Next-Generation Big Data Pipelines with Prefect and Dask

Abstract: 

Data pipelines are crucial to an organization’s data science efforts. They ensure data is collected and organized in a timely and accurate manner, and is made available for analysis and modeling. In many cases, these pipelines require parallel computing. That might be because they involve “big compute” (many tasks to execute in parallel) or “big data” (large datasets which have to be processed in chunks). In this talk we’ll introduce the next-generation stack for big data pipelines built upon Prefect and Dask, and compare it to popular tools like Spark, Airflow, and the Hadoop ecosystem. We’ll discuss pros and cons of each, then take a deep dive into Prefect and Dask.

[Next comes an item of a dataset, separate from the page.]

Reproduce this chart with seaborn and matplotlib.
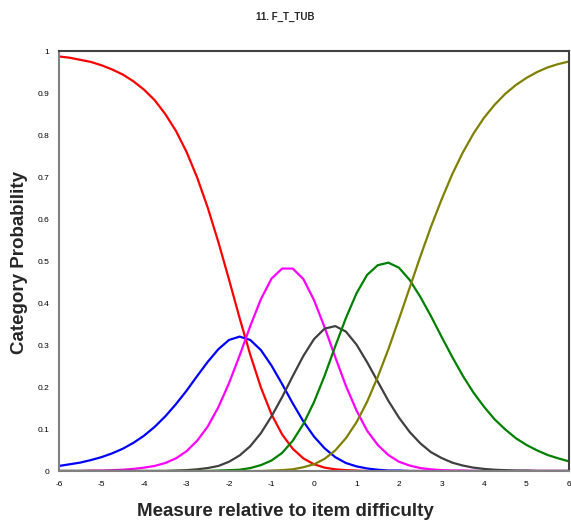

Dask is a Python-native parallel computing framework that can distribute computation of arbitrary Python functions up to high-level DataFrame and Array objects. It also has machine learning modules that are optimized to take advantage of these distributed data structures. Prefect is a workflow management system created by engineers who contributed to Airflow, and was specifically designed to address some of Airflow's shortcomings. It is built around the “negative engineering” paradigm - it takes care of all the little things that might go wrong in a data pipeline. Then when computations need to be distributed, Prefect integrates seamlessly with Dask clusters through its executor interface.

Bio: 

Aaron Richter is a software developer turned data engineer and data scientist. He has pioneered the development and implementation of large-scale data science infrastructure in both business and research environments. Inevitably, he spent a lot of time finding efficient ways to clean data, run pipelines, and tune models. Aaron is currently a Senior Data Scientist at Saturn Cloud, where he works to make data scientists faster and happier. He holds a PhD in machine learning from Florida Atlantic University.